You are viewing a plain text version of this content. The canonical link for it is here.
Posted to solr-user@lucene.apache.org by Robert Gründler <ro...@dubture.com> on 2010/11/18 16:36:06 UTC
Respect token order in matches
Hi,
is there a way to make solr respect the order of token matches when the query is a multi-term string?
Here's an example:
Query String: "John C"
Indexed Strings:
- "John Cage"
- "Cargill John"
This will return both indexed strings as a result. However, "Cargill John" should not match in that case, because the order
of the tokens is not the same as in the query.
Here's the fieldtype:
<fieldType name="edgytext" class="solr.TextField" positionIncrementGap="100">
<analyzer type="index">
<tokenizer class="solr.WhitespaceTokenizerFactory"/>
<filter class="solr.LowerCaseFilterFactory"/>
<filter class="solr.StopFilterFactory" ignoreCase="true" words="stopwords.txt" enablePositionIncrements="true" />
<filter class="solr.PatternReplaceFilterFactory" pattern="([^a-z])" replacement="" replace="all" />
<filter class="solr.EdgeNGramFilterFactory" minGramSize="1" maxGramSize="25" />
</analyzer>
<analyzer type="query">
<tokenizer class="solr.WhitespaceTokenizerFactory"/>
<filter class="solr.LowerCaseFilterFactory"/>
<filter class="solr.StopFilterFactory" ignoreCase="true" words="stopwords.txt" enablePositionIncrements="true" />
<filter class="solr.PatternReplaceFilterFactory" pattern="([^a-z])" replacement="" replace="all" />
</analyzer>
</fieldType>
Is there a way to achieve this using this fieldtype?
thanks!
Re: Respect token order in matches
Posted by Markus Jelsma <ma...@openindex.io>.
Hi,
I'm not sure what QParser you're using but with the DismaxQParser you can
specify slop on explicit phrase queries, did you set it because it can make a
difference. Check it out:
http://wiki.apache.org/solr/DisMaxQParserPlugin#qs_.28Query_Phrase_Slop.29
Cheers,
> Hi,
>
> is there a way to make solr respect the order of token matches when the
> query is a multi-term string?
>
> Here's an example:
>
> Query String: "John C"
>
> Indexed Strings:
>
> - "John Cage"
> - "Cargill John"
>
> This will return both indexed strings as a result. However, "Cargill John"
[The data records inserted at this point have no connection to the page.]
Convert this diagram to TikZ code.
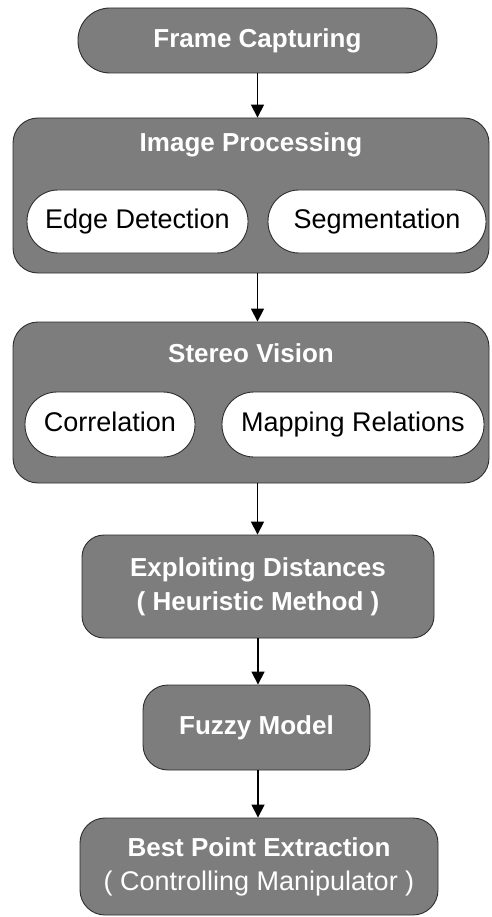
\documentclass[tikz,border=0pt]{standalone}
\usepackage{fontspec}
\setmainfont{Liberation Sans}
\usetikzlibrary{arrows.meta}
\definecolor{boxgray}{RGB}{125,125,125}
\definecolor{edgegray}{RGB}{45,45,45}
\tikzset{
  stage/.style={draw=edgegray, line width=0.9pt, fill=boxgray, text=white,
    font=\bfseries\fontsize{26}{34}\selectfont, align=center, inner sep=0pt},
  pill/.style={draw=edgegray, line width=0.9pt, fill=white, text=black,
    font=\fontsize{27}{30}\selectfont, inner sep=0pt,
    text height=19pt, text depth=5pt},
  title/.style={text=white, font=\bfseries\fontsize{26}{30}\selectfont, inner sep=0pt},
  flow/.style={line width=1.7pt, -{Triangle[length=13pt,width=13pt]}}
}
\begin{document}
\begin{tikzpicture}[x=1pt,y=-1pt]
\useasboundingbox (0,0) rectangle (491,917);
% pipeline stages
\node[stage, minimum width=359pt, minimum height=65pt, rounded corners=32pt]
  (fc) at (257.5,40.5) {Frame Capturing};
\node[stage, minimum width=476pt, minimum height=155pt, rounded corners=25pt]
  (ip) at (251,195.5) {};
\node[title] (iptitle) at (251,145) {Image Processing};
\node[pill, minimum width=221pt, minimum height=63pt, rounded corners=31pt]
  (ed) at (137.5,221.5) {Edge Detection};
\node[pill, minimum width=218pt, minimum height=63pt, rounded corners=31pt]
  (sg) at (377,221.5) {Segmentation};
\node[stage, minimum width=476pt, minimum height=161pt, rounded corners=25pt]
  (sv) at (251,402.5) {};
\node[title] (svtitle) at (251,353) {Stereo Vision};
\node[pill, minimum width=170pt, minimum height=65pt, rounded corners=32pt]
  (co) at (110,424.5) {Correlation};
\node[pill, minimum width=262pt, minimum height=65pt, rounded corners=32pt]
  (mr) at (353,424.5) {Mapping Relations};
\node[stage, minimum width=352pt, minimum height=103pt, rounded corners=22pt]
  (ex) at (258,586.5) {Exploiting Distances\\( Heuristic Method )};
\node[stage, minimum width=227pt, minimum height=85pt, rounded corners=25pt]
  (fm) at (256.5,727.5) {Fuzzy Model};
\node[stage, minimum width=358pt, minimum height=97pt, rounded corners=25pt]
  (bp) at (259,866.5) {Best Point Extraction\\{\normalfont\fontsize{27}{34}\selectfont( Controlling Manipulator )}};
% connectors
\draw[flow] (fc.south) -- (fc.south |- ip.north);
\draw[flow] (fc.south |- ip.south) -- (fc.south |- sv.north);
\draw[flow] (fc.south |- sv.south) -- (fc.south |- ex.north);
\draw[flow] (ex.south) -- (ex.south |- fm.north);
\draw[flow] (ex.south |- fm.south) -- (ex.south |- bp.north);
\end{tikzpicture}
\end{document}
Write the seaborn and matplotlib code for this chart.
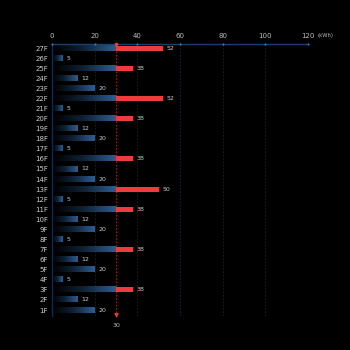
import matplotlib
matplotlib.use("Agg")
import matplotlib.pyplot as plt
import numpy as np
import pandas as pd
import seaborn as sns
from matplotlib.colors import LinearSegmentedColormap

floors = [f"{i}F" for i in range(27, 0, -1)]
energy = [52, 5, 38, 12, 20, 52, 5, 38, 12, 20, 5, 38, 12, 20, 50, 5, 38, 12, 20, 5, 38, 12, 20, 5, 38, 12, 20]
limit = 30
xticks = [0, 20, 40, 60, 80, 100, 120]

df = pd.DataFrame({"floor": floors, "energy": energy})
df["base"] = df["energy"].clip(upper=limit)
df["over"] = (df["energy"] - limit).clip(lower=0)

sns.set_style("dark", {"axes.facecolor": "black", "figure.facecolor": "black"})
plt.rcParams["font.family"] = ["DejaVu Sans"]

fig = plt.figure(figsize=(3.5, 3.5), dpi=100)
ax = fig.add_axes([0.149, 0.097, 0.731, 0.777])
fig.patch.set_facecolor("black")

sns.barplot(data=df, y="floor", x="base", orient="h", ax=ax, width=0.5,
            color="#2c5e8e", saturation=1)

# swap seaborn's flat bars for a left-to-right fade
blue_cmap = LinearSegmentedColormap.from_list("fade", ["#000000", "#0f2236", "#2c5d90"])
grad = np.linspace(0, 1, 64).reshape(1, -1)
for bar in list(ax.patches):
    x0, y0 = bar.get_x(), bar.get_y()
    w, h = bar.get_width(), bar.get_height()
    bar.set_visible(False)
    ax.imshow(grad, cmap=blue_cmap, aspect="auto", extent=[x0, x0 + w, y0 + h, y0],
              interpolation="bicubic", zorder=2)

ypos = np.arange(len(floors))
over = df["over"].values
mask = over > 0
ax.barh(ypos[mask], over[mask], left=limit, height=0.5, color="#ee3b3b",
        edgecolor="none", linewidth=0, zorder=3)

for y, v in zip(ypos, energy):
    ax.text(v + 1.8, y, str(v), color="#c8c8c8", fontsize=4.5, va="center", ha="left")

ax.set_xlim(0, 120)
ax.set_ylim(len(floors) - 0.4, -0.4)
ax.xaxis.tick_top()
ax.set_xticks(xticks)
ax.set_xticklabels([str(t) for t in xticks], color="#bbbbbb", fontsize=5)
ax.annotate("(kWh)", xy=(1.0, 1.0), xycoords="axes fraction", xytext=(7, 4.3),
            textcoords="offset points", color="#bbbbbb", fontsize=3.8,
            va="bottom", ha="left")
ax.tick_params(axis="x", length=0, pad=4)
ax.tick_params(axis="y", length=0, pad=3, labelsize=5, labelcolor="#cccccc")
ax.set_xlabel("")
ax.set_ylabel("")
ax.grid(False)

for t in xticks[1:]:
    ax.axvline(t, color="#0f2744", lw=0.6, ls=(0, (2, 2)), zorder=1)
ax.axvline(limit, color="#b02828", lw=0.6, ls=(0, (2, 2)), zorder=1)

for s in ["right", "bottom"]:
    ax.spines[s].set_visible(False)
ax.spines["top"].set_color("#17406a")
ax.spines["top"].set_linewidth(1.0)
ax.spines["left"].set_color("#0e2a48")
ax.spines["left"].set_linewidth(1.0)

top = -0.4
ax.scatter(xticks, [top] * len(xticks), s=2, color="#2f86d6", zorder=5,
           clip_on=False, linewidths=0)
ax.scatter([limit], [top], s=7, color="#ee3b3b", zorder=6, clip_on=False, linewidths=0)
ax.scatter([limit], [len(floors) - 0.55], s=12, color="#ee3b3b", marker="v", zorder=6,
           clip_on=False, linewidths=0)
ax.text(limit, len(floors) + 0.3, "30", color="#bbbbbb", fontsize=4.5, ha="center", va="top")

fig.savefig("out.png", dpi=100, facecolor="black")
> should not match in that case, because the order of the tokens is not the
> same as in the query.
>
> Here's the fieldtype:
>
> <fieldType name="edgytext" class="solr.TextField"
> positionIncrementGap="100">
>
> <analyzer type="index">
> <tokenizer class="solr.WhitespaceTokenizerFactory"/>
> <filter class="solr.LowerCaseFilterFactory"/>
> <filter class="solr.StopFilterFactory" ignoreCase="true"
> words="stopwords.txt" enablePositionIncrements="true" /> <filter
> class="solr.PatternReplaceFilterFactory" pattern="([^a-z])" replacement=""
> replace="all" /> <filter class="solr.EdgeNGramFilterFactory"
> minGramSize="1" maxGramSize="25" /> </analyzer>
>
> <analyzer type="query">
> <tokenizer class="solr.WhitespaceTokenizerFactory"/>
> <filter class="solr.LowerCaseFilterFactory"/>
> <filter class="solr.StopFilterFactory" ignoreCase="true"
> words="stopwords.txt" enablePositionIncrements="true" /> <filter
> class="solr.PatternReplaceFilterFactory" pattern="([^a-z])" replacement=""
> replace="all" /> </analyzer>
>
> </fieldType>
>
> Is there a way to achieve this using this fieldtype?
>
>
> thanks!